Short exercise: Repeat exactly the lines from the one containing "Convert this chart to matplotlib code." through the one containing "ax = fig.add_axes([0.0953, 0.1794, 0.9002, 0.7536])", both lines included, please, without any other lines.

---------- Recorded data

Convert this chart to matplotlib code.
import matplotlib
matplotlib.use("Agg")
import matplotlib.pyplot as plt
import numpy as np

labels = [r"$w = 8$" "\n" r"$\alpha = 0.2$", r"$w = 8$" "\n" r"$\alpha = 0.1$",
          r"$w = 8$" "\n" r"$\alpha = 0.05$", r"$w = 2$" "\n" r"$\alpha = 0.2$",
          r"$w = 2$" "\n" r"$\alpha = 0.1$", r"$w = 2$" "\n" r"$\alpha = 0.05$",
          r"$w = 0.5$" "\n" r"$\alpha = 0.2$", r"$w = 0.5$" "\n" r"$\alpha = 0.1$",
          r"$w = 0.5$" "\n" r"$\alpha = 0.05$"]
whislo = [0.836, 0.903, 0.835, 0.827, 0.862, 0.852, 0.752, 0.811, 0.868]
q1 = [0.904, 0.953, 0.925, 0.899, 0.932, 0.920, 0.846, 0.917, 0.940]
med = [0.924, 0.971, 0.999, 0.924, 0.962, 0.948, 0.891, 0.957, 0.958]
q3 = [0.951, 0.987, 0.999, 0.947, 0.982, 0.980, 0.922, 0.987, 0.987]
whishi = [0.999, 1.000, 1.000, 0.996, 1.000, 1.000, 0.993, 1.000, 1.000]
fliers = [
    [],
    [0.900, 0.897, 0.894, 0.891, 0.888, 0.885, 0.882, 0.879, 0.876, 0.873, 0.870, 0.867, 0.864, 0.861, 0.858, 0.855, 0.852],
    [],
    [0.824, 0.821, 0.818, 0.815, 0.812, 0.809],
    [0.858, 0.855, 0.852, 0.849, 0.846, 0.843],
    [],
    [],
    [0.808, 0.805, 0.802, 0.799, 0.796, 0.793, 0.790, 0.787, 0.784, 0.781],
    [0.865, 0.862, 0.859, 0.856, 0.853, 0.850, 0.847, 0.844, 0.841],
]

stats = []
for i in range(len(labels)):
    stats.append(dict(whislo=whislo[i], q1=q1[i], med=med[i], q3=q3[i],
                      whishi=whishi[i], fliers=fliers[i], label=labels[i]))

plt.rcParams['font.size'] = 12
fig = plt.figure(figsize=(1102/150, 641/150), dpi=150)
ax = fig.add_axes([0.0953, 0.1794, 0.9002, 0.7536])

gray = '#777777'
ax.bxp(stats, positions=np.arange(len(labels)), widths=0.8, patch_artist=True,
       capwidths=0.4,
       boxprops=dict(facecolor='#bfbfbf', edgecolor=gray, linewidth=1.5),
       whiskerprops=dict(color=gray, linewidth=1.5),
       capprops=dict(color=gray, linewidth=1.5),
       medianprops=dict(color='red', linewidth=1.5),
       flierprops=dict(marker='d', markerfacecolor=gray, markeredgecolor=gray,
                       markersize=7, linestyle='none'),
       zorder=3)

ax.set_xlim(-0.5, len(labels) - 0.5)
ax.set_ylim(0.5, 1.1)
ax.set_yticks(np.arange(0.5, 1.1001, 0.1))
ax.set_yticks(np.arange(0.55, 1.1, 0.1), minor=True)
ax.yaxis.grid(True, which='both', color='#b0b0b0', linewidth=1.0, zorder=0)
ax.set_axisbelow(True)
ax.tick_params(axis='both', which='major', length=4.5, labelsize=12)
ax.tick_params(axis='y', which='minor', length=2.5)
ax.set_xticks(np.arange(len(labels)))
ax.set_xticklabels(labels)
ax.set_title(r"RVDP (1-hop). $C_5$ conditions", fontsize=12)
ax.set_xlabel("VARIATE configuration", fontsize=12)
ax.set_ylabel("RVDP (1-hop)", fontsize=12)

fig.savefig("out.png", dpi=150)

--------------------
---------- Recorded data

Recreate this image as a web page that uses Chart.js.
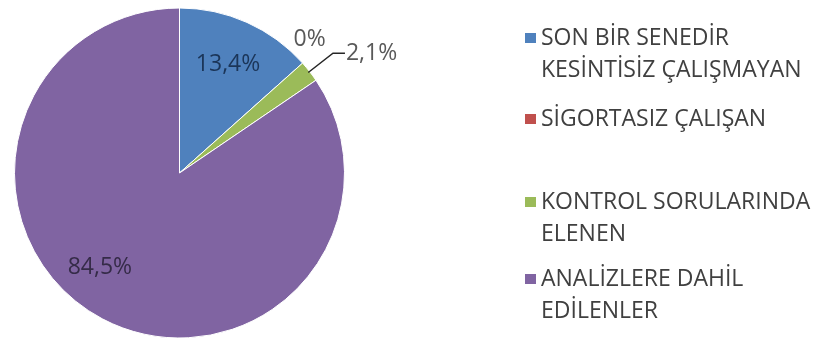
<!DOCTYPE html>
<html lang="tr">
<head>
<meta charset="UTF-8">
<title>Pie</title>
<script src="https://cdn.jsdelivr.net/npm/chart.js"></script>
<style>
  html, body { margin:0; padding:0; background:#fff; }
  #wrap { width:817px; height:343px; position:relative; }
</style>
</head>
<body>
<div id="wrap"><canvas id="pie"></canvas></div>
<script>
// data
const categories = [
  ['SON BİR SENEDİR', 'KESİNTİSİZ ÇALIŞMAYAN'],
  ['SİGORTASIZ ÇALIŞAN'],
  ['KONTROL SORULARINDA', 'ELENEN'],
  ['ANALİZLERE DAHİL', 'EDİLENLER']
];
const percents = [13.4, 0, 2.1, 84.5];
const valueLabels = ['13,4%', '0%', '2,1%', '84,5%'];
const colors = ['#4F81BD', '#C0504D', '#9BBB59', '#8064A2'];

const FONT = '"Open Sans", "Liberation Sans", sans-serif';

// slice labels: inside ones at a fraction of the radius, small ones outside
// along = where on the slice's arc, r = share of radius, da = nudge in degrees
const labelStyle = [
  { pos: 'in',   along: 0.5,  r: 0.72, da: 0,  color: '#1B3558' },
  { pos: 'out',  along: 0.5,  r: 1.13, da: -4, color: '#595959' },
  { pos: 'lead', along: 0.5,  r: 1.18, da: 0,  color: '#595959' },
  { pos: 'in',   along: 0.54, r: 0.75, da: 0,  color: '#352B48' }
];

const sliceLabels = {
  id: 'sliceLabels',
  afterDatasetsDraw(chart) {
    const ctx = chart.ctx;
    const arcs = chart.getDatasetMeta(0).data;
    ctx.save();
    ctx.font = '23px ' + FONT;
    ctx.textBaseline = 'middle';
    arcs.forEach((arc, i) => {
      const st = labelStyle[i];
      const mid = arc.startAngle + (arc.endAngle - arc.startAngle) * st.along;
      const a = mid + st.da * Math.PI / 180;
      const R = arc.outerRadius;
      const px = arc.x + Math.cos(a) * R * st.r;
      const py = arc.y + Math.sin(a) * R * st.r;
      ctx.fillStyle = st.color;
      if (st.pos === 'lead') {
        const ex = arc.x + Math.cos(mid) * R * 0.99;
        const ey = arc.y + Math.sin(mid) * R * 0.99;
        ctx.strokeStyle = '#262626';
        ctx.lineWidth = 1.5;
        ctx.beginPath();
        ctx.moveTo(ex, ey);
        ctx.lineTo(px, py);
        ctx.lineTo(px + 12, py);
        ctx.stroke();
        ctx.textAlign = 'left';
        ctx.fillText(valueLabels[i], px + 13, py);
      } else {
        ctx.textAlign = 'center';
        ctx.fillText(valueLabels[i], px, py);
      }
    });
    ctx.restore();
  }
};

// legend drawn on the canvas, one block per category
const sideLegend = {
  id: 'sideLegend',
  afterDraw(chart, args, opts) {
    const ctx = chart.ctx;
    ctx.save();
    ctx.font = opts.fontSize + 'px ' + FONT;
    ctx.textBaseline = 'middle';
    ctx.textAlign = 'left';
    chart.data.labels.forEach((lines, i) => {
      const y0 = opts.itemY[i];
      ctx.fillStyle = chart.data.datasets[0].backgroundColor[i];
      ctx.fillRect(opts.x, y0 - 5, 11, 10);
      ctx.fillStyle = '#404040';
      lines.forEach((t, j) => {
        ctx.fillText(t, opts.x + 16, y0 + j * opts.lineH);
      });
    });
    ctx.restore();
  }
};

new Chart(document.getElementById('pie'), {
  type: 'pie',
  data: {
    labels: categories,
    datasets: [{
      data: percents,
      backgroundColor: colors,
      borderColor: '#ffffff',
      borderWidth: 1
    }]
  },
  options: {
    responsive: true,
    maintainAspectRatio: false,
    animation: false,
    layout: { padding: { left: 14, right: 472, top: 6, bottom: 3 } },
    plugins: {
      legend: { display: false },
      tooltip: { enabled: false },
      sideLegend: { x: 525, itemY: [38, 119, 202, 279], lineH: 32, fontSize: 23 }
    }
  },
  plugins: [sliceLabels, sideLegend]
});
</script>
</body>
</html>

--------------------

Correct answer:
Convert this chart to matplotlib code.
import matplotlib
matplotlib.use("Agg")
import matplotlib.pyplot as plt
import numpy as np

labels = [r"$w = 8$" "\n" r"$\alpha = 0.2$", r"$w = 8$" "\n" r"$\alpha = 0.1$",
          r"$w = 8$" "\n" r"$\alpha = 0.05$", r"$w = 2$" "\n" r"$\alpha = 0.2$",
          r"$w = 2$" "\n" r"$\alpha = 0.1$", r"$w = 2$" "\n" r"$\alpha = 0.05$",
          r"$w = 0.5$" "\n" r"$\alpha = 0.2$", r"$w = 0.5$" "\n" r"$\alpha = 0.1$",
          r"$w = 0.5$" "\n" r"$\alpha = 0.05$"]
whislo = [0.836, 0.903, 0.835, 0.827, 0.862, 0.852, 0.752, 0.811, 0.868]
q1 = [0.904, 0.953, 0.925, 0.899, 0.932, 0.920, 0.846, 0.917, 0.940]
med = [0.924, 0.971, 0.999, 0.924, 0.962, 0.948, 0.891, 0.957, 0.958]
q3 = [0.951, 0.987, 0.999, 0.947, 0.982, 0.980, 0.922, 0.987, 0.987]
whishi = [0.999, 1.000, 1.000, 0.996, 1.000, 1.000, 0.993, 1.000, 1.000]
fliers = [
    [],
    [0.900, 0.897, 0.894, 0.891, 0.888, 0.885, 0.882, 0.879, 0.876, 0.873, 0.870, 0.867, 0.864, 0.861, 0.858, 0.855, 0.852],
    [],
    [0.824, 0.821, 0.818, 0.815, 0.812, 0.809],
    [0.858, 0.855, 0.852, 0.849, 0.846, 0.843],
    [],
    [],
    [0.808, 0.805, 0.802, 0.799, 0.796, 0.793, 0.790, 0.787, 0.784, 0.781],
    [0.865, 0.862, 0.859, 0.856, 0.853, 0.850, 0.847, 0.844, 0.841],
]

stats = []
for i in range(len(labels)):
    stats.append(dict(whislo=whislo[i], q1=q1[i], med=med[i], q3=q3[i],
                      whishi=whishi[i], fliers=fliers[i], label=labels[i]))

plt.rcParams['font.size'] = 12
fig = plt.figure(figsize=(1102/150, 641/150), dpi=150)
ax = fig.add_axes([0.0953, 0.1794, 0.9002, 0.7536])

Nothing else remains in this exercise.